Most platform engineers find the concept of moving the post-merge tests to pre-merge tests challenging.
The Trade-offs
This blog post from Vercel captures this common misunderstanding and the trade-off around merge queues and their CI costs and latency:
Despite the majority of commits being safe to merge after the local CI checks complete on their pull request, the merge queue will incur running the cost of running the CI again every time.

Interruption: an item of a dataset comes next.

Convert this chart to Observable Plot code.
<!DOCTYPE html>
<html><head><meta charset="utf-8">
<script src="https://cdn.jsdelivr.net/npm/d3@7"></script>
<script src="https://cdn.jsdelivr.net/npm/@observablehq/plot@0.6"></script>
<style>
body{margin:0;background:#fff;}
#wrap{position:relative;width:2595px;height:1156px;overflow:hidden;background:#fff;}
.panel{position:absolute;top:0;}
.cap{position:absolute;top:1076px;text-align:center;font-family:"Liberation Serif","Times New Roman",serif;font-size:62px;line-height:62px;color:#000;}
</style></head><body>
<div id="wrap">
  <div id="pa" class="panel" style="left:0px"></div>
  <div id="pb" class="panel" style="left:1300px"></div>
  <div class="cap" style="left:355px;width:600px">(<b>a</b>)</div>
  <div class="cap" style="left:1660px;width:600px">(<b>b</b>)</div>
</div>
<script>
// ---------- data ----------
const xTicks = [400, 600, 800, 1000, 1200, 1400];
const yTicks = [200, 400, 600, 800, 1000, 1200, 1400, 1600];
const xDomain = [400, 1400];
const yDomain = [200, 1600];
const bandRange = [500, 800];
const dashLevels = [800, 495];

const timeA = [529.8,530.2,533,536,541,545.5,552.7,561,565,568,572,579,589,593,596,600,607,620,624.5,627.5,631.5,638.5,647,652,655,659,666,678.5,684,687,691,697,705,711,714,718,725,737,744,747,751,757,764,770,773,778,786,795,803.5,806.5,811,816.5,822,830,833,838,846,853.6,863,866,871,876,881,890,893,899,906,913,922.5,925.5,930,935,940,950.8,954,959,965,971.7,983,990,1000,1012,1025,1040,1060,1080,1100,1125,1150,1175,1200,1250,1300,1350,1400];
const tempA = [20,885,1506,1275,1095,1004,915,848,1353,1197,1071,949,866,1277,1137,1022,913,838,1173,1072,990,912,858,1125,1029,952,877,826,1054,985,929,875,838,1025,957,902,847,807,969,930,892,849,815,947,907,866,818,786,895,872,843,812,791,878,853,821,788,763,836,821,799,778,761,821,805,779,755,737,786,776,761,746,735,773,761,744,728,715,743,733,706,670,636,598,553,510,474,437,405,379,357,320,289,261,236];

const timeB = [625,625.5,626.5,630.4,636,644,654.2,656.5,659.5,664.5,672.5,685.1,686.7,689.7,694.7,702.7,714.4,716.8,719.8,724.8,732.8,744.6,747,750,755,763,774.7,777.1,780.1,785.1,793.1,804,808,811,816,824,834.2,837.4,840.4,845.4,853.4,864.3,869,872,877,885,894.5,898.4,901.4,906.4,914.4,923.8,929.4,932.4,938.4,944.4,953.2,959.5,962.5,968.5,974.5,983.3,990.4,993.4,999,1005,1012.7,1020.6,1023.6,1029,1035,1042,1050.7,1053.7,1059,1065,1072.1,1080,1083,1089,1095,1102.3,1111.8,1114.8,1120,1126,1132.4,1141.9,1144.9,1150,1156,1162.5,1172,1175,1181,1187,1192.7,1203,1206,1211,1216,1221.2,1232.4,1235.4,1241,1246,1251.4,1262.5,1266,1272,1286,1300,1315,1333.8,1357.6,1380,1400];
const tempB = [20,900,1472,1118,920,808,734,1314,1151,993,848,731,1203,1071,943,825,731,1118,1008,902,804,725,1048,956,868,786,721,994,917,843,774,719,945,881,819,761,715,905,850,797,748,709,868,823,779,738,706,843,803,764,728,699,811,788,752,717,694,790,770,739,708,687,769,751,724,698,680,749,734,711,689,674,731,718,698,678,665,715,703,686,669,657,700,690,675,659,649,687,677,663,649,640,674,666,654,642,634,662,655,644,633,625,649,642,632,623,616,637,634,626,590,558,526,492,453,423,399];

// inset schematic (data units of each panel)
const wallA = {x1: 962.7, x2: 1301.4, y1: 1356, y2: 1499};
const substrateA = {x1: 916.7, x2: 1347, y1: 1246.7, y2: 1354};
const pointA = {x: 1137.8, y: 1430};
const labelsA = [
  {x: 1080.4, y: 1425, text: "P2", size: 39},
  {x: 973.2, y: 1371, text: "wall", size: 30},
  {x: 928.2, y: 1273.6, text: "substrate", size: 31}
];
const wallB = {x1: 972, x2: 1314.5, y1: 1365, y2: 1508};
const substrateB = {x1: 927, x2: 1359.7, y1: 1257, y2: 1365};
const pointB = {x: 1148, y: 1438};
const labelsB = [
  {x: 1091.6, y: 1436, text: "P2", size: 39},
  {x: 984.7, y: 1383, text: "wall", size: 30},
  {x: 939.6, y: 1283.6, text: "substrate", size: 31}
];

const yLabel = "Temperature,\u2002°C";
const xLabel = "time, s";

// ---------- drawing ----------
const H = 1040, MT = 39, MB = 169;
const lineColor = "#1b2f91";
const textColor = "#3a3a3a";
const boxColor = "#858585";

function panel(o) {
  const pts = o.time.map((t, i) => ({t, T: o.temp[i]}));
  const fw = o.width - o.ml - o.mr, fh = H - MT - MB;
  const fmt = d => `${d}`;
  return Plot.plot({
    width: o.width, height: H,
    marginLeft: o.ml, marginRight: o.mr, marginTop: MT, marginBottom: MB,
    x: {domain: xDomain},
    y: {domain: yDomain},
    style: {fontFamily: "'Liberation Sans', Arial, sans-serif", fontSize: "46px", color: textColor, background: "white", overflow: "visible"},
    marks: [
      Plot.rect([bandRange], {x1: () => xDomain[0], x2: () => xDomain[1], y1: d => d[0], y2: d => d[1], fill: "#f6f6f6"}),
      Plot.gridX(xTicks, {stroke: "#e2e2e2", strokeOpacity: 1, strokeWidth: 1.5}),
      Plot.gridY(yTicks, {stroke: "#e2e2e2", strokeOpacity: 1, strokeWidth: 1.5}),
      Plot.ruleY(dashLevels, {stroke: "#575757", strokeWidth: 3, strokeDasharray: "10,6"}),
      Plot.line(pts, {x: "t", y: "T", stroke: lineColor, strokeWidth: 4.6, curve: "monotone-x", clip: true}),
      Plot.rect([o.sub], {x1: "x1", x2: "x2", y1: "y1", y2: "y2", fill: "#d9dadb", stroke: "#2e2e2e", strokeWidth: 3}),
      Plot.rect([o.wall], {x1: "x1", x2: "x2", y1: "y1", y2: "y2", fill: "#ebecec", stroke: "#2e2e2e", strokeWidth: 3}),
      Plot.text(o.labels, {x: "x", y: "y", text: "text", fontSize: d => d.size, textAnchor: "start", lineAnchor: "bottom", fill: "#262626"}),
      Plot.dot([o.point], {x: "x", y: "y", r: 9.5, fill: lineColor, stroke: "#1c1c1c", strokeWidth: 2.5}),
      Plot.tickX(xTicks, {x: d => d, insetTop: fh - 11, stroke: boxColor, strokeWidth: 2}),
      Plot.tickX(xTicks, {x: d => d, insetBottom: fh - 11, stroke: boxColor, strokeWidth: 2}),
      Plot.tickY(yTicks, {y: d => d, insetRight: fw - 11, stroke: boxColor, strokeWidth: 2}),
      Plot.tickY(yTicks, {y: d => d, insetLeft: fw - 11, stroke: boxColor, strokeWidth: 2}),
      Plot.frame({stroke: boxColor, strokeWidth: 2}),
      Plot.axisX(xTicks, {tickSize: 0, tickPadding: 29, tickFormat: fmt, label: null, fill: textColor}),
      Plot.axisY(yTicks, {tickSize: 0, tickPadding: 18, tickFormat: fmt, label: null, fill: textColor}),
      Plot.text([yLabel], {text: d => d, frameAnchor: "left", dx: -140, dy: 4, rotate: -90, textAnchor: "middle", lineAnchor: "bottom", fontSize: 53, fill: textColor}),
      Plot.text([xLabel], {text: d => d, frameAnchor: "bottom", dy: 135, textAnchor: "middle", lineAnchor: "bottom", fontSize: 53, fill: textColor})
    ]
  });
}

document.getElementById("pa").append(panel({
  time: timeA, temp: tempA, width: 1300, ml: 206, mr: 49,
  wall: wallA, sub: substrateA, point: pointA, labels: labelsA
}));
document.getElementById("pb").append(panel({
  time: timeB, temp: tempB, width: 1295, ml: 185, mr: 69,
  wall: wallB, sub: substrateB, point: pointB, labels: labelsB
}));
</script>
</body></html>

While this is true, the problem here lies in the word "majority." The definition of "majority" can vary significantly across teams. If a minority of pull requests break the main branch after merging, it can cause considerable downtime and require substantial effort from CI engineers to restore stability. We've seen teams come to Mergify with a 30% failure rate on their main
branch. While a merge queue won't magically improve the failure rate, it ensures that it doesn't worsen, even if it means a small decrease in merge speed. That ensures that the effort invested in improving the CI is not wasted the day after.

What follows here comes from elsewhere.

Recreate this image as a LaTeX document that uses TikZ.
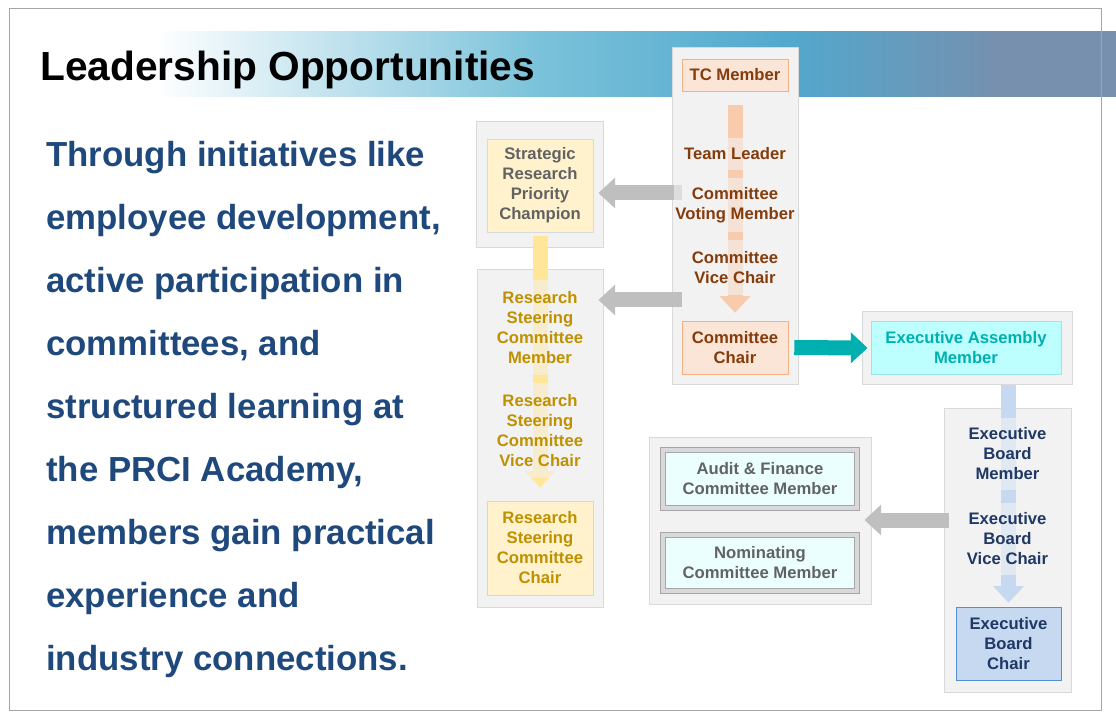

Another perspective from Vercel states:
With merge queues, changes from developers depend on changes from other developers even if they are unrelated to each other, and this makes it hard to scale monorepo merge times with more developers.
This concern is valid for merge queues that don't support monorepo and queue parallelization. However, most modern merge queues (GitHub's own being an exception) do allow for optimization in these scenarios.
Vercel’s blog post concludes with:
With this workflow in place, the merge queue can be safely removed because checks will still always be run before users ever see the deployment.
This reflects the workflow of many teams that don't use a merge queue: merge, run tests on main
, then deploy. However, this approach doesn't solve the issue of merging something that breaks the main branch. During the downtime, teams have to identify the culprit, revert changes, and ensure everything works, causing delays and frustration. Bad developer experience ensues.
Teams like Uber recognized this problem six years ago and started building their merge queues. Similarly, in OpenStack, we had a system supporting multiple repositories with Zuul over ten years ago.
Build New Solutions
Considering the merge queue adoption issues, we've spent the last few months reworking our merge queue system to simplify deployment and enhance user experience. We know for a fact that developers appreciate the reliability it brings to CI processes, but we also observe the difficulty of discovering and integrating the system. By deploying a merge queue, teams can eliminate the need for a "check that main works before deployment" step because this is done before the actual merge.
One notable example is a team that previously needed a full-time engineer to manage CI issues due to frequent breaks in the main
branch. After adopting Mergify's merge queue, they drastically reduced these disruptions, allowing their engineers to focus on more productive tasks.
The Road Ahead
Merge queues are not without their challenges, and the trade-offs between safety and speed are not always apparent. However, we believe in their potential to transform development workflows. We're on the verge of redefining the merge queue concept at Mergify, and we think it has far greater potential than what has been realized over the past decade. I’ll be happy to write about that soon and share what we’ve built.